Regular expression with back reference

Question

Can anybody explain how exactly the back reference works in ruby regular expression? I particularly want to know exactly how (..) grouping works. For example:

s = /(..) [cs]\1/.match("The cat sat in the hat")

puts s 

for the code snippet above, the output is: at sat. Why/How is it getting this output ?

Answer 1

Here is what this regular expression means:

regex = /(..) [cs]\1/
#        ├──┘ ├──┘├┘
#        │    │   └─ A reference to whatever was in the first matching group.
#        │    └─ A "character class" matching either "c" or "s".
#        └─ A "matching group" referenced by "\1" containing any two characters.

Note that after matching a regular expression with a matching group, the special variables $1 ($2, etc) will contain what matched.
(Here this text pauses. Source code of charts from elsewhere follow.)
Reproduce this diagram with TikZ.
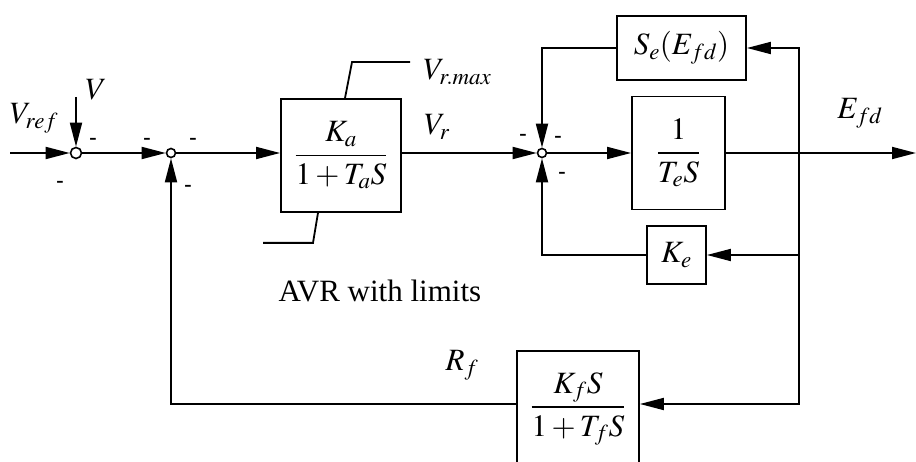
\documentclass[tikz,border=0pt]{standalone}
\usepackage{amsmath}
\usepackage{mathptmx}
\usepackage{fontspec}
\setmainfont{Liberation Serif}
\usetikzlibrary{arrows.meta}
\tikzset{
  blk/.style={draw, line width=1.8pt, inner sep=0pt},
  sumpt/.style={draw, circle, line width=1.6pt, inner sep=0pt, minimum size=9pt},
  sig/.style={line width=1.8pt, -{Triangle[length=24pt,width=12pt]}},
  wire/.style={line width=1.8pt},
  neg/.style={inner sep=0pt, font=\fontsize{22}{22}\selectfont\bfseries}
}
\begin{document}
\begin{tikzpicture}[x=1pt, y=-1pt, font=\fontsize{31}{35}\selectfont]
\useasboundingbox (0,0) rectangle (916,462);
\node[sumpt, minimum size=11pt] (s1) at (76,153) {};
\node[sumpt] (s2) at (171,153) {};
\node[sumpt] (s3) at (542,153) {};
\node[blk, minimum width=120pt, minimum height=113pt] (ka) at (341,155.5) {$\dfrac{K_a}{1+T_aS}$};
\node[blk, minimum width=93pt, minimum height=113pt] (te) at (678.5,153) {$\dfrac{1}{T_eS}$};
\node[blk, minimum width=129pt, minimum height=64pt] (se) at (681.5,48) {$S_e(E_{fd})$};
\node[blk, minimum width=59pt, minimum height=58pt] (ke) at (676.5,255) {$K_e$};
\node[blk, minimum width=122pt, minimum height=116pt] (kf) at (578,409) {$\dfrac{K_fS}{1+T_fS}$};
\coordinate (in) at (10,153);
\coordinate (vtop) at (76,97);
\coordinate (jn) at (799,153);
\coordinate (out) at (916,153);
\coordinate (lft) at (168,404);
\draw[sig] (in) -- (s1);
\draw[sig] (vtop) -- (s1);
\draw[sig] (s1) -- (s2);
\draw[sig] (s2) -- (s2 -| ka.west);
\draw[sig] (ka.east |- s3) -- (s3);
\draw[sig] (s3) -- (te);
\draw[sig] (te) -- (out);
\draw[sig] (jn) |- (se);
\draw[sig] (jn) |- (ke);
\draw[sig] (jn) |- (kf.east |- lft);
\draw[sig] (se) -| (s3);
\draw[sig] (ke) -| (s3);
\draw[sig] (kf.west |- lft) -| (s2);
\draw[wire] ([xshift=4pt]ka.north) -- ++(7,-36) -- ++(58,0);
\draw[wire] ([xshift=-23pt]ka.south) -- ++(-5,30) -- ++(-50,0);
\node (vref) at (34,118) {$V_{ref}$};
\node (vl) at (96,90) {$V$};
\node[anchor=west] (vmax) at (420,72) {$V_{r.max}$};
\node (vr) at (437,127) {$V_r$};
\node (efd) at (860,113) {$E_{fd}$};
\node (rf) at (462,365) {$R_f$};
\node[anchor=base west] (avr) at (275,302) {AVR with limits};
\node[neg] (m1) at (93,141) {-};
\node[neg] (m2) at (60,184) {-};
\node[neg] (m3) at (147,141) {-};
\node[neg] (m4) at (193,141) {-};
\node[neg] (m5) at (188,188) {-};
\node[neg] (m6) at (523,137) {-};
\node[neg] (m7) at (558,139) {-};
\node[neg] (m8) at (562,175) {-};
\end{tikzpicture}
\end{document}
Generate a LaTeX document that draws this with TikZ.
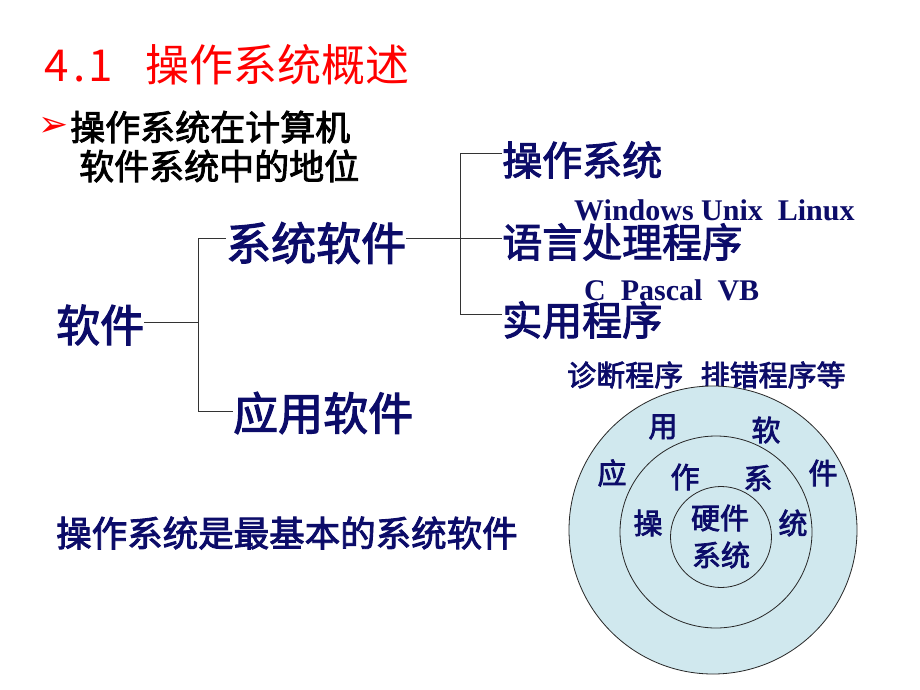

/(..) [cs]\1/.match('The cat sat in the hat') # => #<MatchData...>
$1 # => "at"

Note also that the Regexp#match method returns a MatchData object, which contains the string which caused the entire match ("at sat", aka $&) and then each matching group ("at", aka $1):

/(..) [cs]\1/.match('The cat sat in the hat')
=> #<MatchData "at sat" 1:"at"> 

Answer 2

Firstly, the output of puts s isn't the capture groups:

s = /(..) [cs]\1/.match("The cat sat in the hat")
puts s
# at sat

If you want to access its capture groups, you should be using MatchData.captures:

s = /(..) [cs]\1/.match("The cat sat in the hat")
s.captures
# => ["at"]